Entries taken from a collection
+---+

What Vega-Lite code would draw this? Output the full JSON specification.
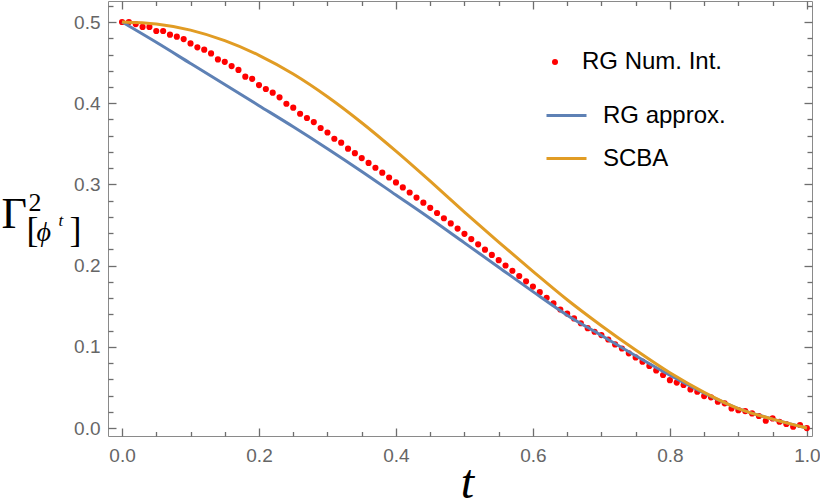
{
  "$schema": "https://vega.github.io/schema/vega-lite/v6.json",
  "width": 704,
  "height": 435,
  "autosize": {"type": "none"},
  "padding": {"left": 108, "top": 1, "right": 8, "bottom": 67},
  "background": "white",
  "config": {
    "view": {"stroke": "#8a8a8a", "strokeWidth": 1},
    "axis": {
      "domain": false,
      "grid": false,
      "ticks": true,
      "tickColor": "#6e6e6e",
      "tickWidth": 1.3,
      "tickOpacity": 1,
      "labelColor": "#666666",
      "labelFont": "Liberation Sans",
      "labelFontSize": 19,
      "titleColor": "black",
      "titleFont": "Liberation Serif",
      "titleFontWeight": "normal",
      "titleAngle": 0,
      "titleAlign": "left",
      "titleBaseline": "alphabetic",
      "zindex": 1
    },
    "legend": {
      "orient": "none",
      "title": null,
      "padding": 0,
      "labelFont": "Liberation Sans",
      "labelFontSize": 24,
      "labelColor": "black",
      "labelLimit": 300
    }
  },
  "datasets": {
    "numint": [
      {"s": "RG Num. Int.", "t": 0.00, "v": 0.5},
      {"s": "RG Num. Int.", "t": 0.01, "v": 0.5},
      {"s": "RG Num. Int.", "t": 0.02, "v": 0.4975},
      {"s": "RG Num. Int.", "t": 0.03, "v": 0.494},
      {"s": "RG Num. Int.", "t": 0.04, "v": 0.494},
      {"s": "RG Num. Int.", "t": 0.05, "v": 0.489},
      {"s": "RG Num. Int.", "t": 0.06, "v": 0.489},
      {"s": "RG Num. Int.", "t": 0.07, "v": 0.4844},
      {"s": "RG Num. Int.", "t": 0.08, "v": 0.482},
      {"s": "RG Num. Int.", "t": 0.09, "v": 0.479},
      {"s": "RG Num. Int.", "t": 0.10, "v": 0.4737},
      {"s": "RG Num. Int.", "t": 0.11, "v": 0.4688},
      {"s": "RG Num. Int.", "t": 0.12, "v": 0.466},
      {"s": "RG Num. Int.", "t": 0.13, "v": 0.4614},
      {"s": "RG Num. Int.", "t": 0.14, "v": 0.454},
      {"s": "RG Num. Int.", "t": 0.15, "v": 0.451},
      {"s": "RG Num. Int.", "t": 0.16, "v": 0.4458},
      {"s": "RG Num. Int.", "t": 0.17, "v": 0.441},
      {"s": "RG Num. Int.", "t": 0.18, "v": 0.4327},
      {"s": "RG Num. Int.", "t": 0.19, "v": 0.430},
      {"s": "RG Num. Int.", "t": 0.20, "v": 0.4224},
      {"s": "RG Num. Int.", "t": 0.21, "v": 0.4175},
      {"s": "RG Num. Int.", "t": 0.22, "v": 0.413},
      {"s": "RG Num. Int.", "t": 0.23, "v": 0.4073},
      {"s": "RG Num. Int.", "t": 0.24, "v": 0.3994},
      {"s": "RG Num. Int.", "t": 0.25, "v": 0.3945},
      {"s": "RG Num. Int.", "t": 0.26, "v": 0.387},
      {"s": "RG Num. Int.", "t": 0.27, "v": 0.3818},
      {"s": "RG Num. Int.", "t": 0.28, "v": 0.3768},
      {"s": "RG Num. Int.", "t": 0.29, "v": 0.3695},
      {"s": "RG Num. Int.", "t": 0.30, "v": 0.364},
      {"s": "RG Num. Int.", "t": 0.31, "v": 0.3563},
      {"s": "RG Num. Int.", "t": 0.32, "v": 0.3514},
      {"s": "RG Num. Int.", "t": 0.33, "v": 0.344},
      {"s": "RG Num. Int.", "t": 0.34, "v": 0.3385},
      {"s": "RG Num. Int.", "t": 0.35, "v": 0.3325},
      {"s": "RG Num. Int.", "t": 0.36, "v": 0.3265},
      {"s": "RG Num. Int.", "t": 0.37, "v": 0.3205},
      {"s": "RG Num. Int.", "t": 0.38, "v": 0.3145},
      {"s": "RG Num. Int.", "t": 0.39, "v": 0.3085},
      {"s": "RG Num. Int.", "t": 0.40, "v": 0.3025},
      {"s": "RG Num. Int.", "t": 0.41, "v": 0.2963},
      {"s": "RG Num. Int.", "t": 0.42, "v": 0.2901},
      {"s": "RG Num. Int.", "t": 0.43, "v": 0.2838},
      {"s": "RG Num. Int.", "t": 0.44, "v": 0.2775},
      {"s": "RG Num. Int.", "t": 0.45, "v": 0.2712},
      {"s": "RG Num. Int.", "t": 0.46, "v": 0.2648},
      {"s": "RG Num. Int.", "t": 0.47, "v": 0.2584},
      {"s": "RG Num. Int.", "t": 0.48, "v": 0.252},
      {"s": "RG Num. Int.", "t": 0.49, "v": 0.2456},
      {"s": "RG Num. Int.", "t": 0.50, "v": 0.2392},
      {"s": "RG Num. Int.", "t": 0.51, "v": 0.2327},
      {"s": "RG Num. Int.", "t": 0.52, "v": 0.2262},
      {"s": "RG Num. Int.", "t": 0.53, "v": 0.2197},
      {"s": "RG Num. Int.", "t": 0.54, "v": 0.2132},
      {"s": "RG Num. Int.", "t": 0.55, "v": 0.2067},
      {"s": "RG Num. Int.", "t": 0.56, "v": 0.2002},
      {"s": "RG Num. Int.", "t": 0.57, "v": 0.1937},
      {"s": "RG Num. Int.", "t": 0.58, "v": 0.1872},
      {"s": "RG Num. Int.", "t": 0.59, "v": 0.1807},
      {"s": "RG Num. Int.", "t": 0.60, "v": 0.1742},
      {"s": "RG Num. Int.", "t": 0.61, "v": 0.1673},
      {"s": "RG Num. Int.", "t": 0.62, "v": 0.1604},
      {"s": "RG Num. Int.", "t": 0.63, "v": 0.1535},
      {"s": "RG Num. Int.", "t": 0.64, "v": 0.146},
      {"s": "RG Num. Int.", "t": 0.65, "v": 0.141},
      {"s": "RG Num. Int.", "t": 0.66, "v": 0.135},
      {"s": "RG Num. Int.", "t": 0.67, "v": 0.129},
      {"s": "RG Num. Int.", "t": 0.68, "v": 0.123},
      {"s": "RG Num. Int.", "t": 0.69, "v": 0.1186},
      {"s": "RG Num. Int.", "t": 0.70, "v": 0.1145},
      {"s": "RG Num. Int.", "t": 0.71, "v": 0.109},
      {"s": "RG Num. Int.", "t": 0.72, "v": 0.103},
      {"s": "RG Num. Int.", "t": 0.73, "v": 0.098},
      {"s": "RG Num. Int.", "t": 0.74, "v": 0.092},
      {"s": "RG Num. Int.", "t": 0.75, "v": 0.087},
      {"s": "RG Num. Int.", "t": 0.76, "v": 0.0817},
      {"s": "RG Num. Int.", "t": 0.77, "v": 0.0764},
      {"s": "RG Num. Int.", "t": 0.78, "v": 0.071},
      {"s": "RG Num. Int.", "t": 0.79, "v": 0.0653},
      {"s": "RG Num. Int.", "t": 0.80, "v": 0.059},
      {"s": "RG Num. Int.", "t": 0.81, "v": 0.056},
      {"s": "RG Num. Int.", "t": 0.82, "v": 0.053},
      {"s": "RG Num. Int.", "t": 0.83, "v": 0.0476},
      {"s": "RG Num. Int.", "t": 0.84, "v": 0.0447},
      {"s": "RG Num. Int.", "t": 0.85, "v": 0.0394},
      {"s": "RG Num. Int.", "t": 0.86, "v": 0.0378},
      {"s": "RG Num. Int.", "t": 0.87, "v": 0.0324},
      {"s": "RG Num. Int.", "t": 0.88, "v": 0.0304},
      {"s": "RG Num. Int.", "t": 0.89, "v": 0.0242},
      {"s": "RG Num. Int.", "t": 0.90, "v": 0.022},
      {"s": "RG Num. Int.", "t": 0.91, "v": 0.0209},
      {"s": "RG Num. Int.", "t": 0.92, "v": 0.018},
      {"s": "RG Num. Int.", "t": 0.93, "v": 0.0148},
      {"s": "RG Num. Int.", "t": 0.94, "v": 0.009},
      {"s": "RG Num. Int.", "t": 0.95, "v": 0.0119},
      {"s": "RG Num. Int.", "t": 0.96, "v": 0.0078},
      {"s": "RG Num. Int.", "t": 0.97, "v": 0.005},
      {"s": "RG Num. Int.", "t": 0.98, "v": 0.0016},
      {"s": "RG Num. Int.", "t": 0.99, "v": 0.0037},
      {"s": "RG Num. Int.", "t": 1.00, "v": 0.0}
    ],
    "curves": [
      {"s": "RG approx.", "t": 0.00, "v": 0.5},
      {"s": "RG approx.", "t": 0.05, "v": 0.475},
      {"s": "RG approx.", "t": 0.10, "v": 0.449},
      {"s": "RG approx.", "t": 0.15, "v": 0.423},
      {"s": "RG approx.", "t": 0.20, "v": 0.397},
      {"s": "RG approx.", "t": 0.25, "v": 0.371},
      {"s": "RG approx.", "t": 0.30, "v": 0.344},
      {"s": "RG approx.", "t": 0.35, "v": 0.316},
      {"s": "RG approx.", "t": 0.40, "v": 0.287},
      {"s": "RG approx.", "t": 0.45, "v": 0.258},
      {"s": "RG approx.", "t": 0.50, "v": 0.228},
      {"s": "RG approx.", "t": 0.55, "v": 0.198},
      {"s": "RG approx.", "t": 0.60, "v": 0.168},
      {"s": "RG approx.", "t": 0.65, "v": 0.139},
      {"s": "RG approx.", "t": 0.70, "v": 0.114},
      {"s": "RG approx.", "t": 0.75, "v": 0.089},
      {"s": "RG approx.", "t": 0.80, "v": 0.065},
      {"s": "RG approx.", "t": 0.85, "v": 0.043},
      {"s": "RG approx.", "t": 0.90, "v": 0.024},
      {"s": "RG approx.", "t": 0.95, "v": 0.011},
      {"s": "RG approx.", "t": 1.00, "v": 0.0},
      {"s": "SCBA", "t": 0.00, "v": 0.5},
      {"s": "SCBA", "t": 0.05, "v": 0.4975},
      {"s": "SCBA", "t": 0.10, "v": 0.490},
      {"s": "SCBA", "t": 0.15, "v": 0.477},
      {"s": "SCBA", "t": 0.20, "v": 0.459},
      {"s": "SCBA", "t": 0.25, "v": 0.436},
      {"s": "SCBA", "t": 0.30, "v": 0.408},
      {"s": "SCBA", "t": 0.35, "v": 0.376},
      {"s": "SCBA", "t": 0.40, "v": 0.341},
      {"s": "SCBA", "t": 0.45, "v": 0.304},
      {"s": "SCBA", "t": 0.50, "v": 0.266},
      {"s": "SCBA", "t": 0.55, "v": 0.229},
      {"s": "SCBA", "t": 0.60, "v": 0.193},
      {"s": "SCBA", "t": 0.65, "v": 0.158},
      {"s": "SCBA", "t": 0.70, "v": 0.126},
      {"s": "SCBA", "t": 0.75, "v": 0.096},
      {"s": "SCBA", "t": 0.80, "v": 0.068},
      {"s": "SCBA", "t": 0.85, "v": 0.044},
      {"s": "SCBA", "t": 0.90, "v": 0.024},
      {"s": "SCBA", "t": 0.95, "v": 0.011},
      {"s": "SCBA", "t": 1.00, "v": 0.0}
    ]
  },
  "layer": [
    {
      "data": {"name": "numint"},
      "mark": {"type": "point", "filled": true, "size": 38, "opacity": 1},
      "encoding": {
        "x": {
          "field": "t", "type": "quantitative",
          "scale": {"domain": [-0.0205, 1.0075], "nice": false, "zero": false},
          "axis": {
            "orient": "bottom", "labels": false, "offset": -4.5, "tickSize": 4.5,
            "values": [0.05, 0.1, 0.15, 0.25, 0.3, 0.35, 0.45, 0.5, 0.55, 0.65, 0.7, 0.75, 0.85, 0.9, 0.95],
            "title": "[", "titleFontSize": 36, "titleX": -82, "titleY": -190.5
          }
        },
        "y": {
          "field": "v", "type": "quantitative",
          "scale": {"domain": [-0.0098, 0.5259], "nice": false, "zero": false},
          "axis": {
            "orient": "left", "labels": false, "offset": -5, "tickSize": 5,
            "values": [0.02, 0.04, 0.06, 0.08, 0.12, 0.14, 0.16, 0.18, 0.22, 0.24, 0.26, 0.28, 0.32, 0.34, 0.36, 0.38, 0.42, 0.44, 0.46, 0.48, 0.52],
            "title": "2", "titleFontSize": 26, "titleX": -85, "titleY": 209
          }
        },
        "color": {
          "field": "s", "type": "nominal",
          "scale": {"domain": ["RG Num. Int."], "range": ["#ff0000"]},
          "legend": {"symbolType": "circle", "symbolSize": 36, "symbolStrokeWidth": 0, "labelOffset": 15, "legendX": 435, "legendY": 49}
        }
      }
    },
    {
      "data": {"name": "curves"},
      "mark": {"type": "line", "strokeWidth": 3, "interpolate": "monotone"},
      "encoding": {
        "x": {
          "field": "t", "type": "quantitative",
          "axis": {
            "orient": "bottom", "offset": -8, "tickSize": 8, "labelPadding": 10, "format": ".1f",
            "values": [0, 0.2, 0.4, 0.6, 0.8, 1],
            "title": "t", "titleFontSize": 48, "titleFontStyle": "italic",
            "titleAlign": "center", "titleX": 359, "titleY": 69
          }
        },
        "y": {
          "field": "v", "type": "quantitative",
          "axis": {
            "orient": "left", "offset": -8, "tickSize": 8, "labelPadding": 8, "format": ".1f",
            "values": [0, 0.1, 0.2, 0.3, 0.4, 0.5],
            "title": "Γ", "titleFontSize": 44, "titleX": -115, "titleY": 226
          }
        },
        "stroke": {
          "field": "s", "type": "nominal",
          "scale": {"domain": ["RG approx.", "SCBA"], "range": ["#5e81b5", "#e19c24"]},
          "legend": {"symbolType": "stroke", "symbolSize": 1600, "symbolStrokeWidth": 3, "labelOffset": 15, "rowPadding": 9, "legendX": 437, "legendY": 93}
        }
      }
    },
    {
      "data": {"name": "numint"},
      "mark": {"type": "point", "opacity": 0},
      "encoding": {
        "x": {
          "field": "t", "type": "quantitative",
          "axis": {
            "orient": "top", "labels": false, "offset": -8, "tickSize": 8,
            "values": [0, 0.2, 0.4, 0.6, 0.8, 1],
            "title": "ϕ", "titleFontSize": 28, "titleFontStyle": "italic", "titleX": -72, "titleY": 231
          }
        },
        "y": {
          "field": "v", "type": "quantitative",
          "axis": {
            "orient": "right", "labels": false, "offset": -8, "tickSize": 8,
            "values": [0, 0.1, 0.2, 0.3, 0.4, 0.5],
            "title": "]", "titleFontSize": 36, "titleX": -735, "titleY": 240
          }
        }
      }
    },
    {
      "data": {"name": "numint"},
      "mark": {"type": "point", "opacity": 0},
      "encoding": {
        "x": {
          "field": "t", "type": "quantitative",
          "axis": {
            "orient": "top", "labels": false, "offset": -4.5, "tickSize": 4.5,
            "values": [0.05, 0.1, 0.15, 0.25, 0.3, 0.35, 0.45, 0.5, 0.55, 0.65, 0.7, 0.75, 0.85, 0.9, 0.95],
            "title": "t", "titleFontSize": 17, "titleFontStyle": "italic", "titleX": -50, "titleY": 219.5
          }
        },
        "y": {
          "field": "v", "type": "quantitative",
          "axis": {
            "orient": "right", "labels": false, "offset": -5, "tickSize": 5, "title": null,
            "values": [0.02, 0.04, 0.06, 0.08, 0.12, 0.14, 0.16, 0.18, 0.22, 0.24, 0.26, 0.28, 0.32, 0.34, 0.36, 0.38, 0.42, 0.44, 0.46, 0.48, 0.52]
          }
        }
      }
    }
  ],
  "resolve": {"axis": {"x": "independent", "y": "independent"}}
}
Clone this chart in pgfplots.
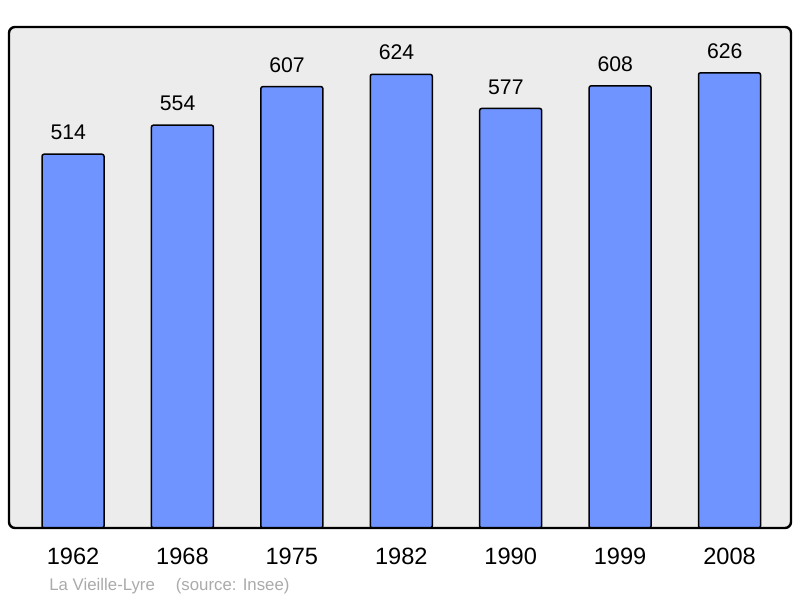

+---+

Instructions to follow ▸ Using the material above, report each line where "this" occurs.

Task response ▸
What Vega-Lite code would draw this? Output the full JSON specification.
Clone this chart in pgfplots.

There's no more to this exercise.